Смердяков доказывает (он обращается к Григорию, но говорит, конечно, для Ивана) ненужность веры и невозможность ответственности за предательство. Он приводит пример попавшего в плен к туркам солдата, который отказался принять ислам и был подвергнут тяжкой пытке и казни. Смердяков задает вопрос: «А велик ли грех отказаться от Христа в такую минуту?» (В рассуждении Смердякова дальше становится ясно, что это не грех в любую минуту.) Вроде бы хуже греха и не бывает, чем предательство собственной веры. Но Смердяков строит «контроверзу»: «…едва только я скажу мучителям: „Нет, я не христианин и истинного Бога моего проклинаю”, как тотчас же я самым высшим Божьим судом немедленно и специально становлюсь анафема проклят и от церкви святой отлучен совершенно как бы иноязычником, так даже, что в тот же миг-с — не то что как только произнесу, а только что помыслю произнести, так что даже самой четверти секунды тут не пройдет-с, как я отлучен…»;«…в самое то время, как я Богом стану немедленно проклят-с, в самый, тот самый высший момент-с, я уже стал всё равно как бы иноязычником, и крещение мое с меня снимается и ни во что вменяется…» (т. 9, стр. 145, 146). И «заключает» Смердяков так: «А коли я уж не христианин, то, значит, я и не солгал мучителям, когда они спрашивали: „Христианин я или не христианин”, ибо я уже был самим Богом совлечен моего христианства, по причине одного лишь замысла и прежде чем даже слово успел мое молвить мучителям.
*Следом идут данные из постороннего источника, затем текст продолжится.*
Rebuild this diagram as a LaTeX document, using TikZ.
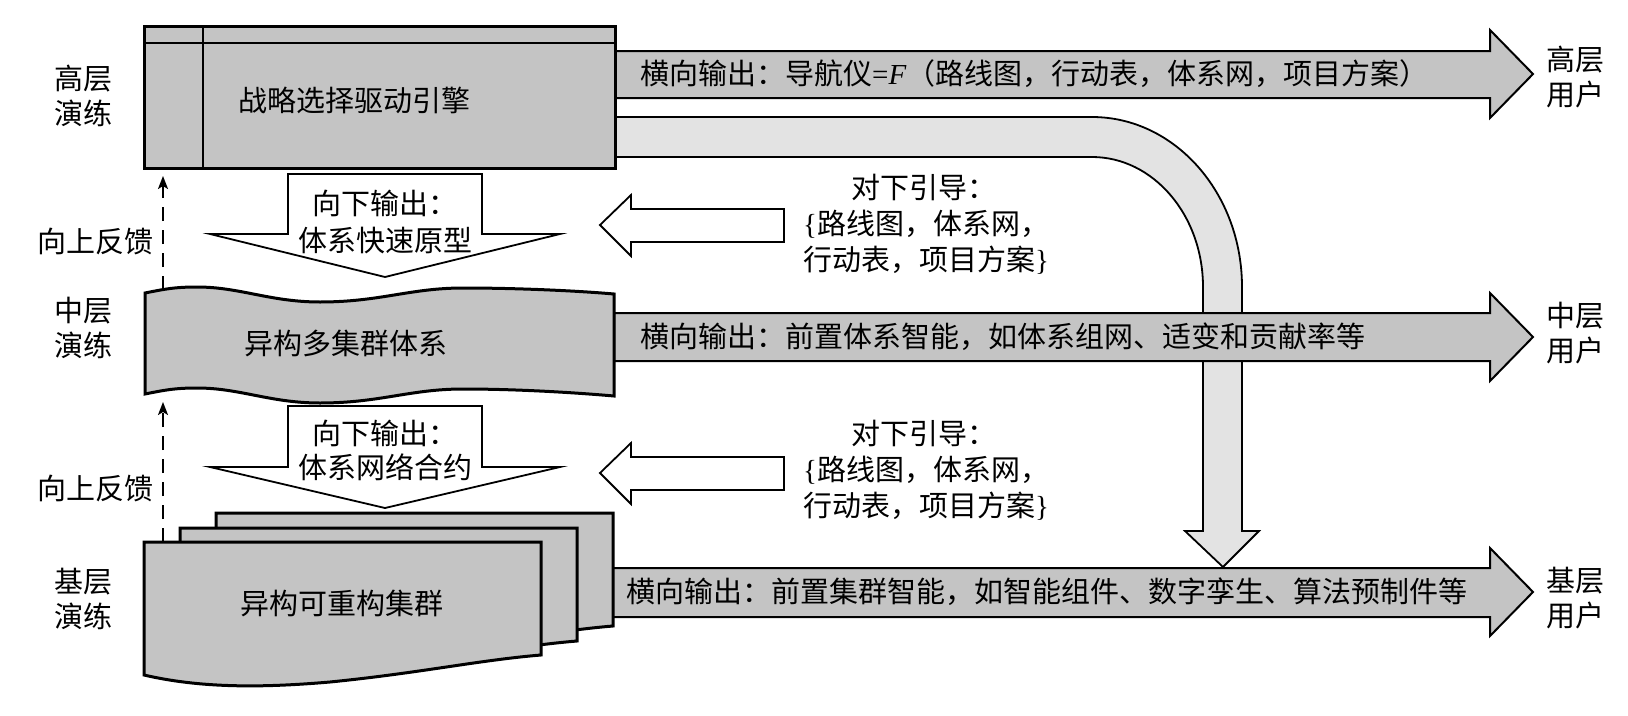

А коли я уже разжалован, то каким же манером и по какой справедливости станут спрашивать с меня на том свете как с христианина за то, что я отрекся Христа, тогда как я за помышление только одно, еще до отречения, был уже крещения моего совлечен? Коли я уж не христианин, значит, я и не могу от Христа отрекнуться, ибо не от чего тогда мне и отрекаться будет. С татарина поганого кто же станет спрашивать» (т. 9, стр. 147).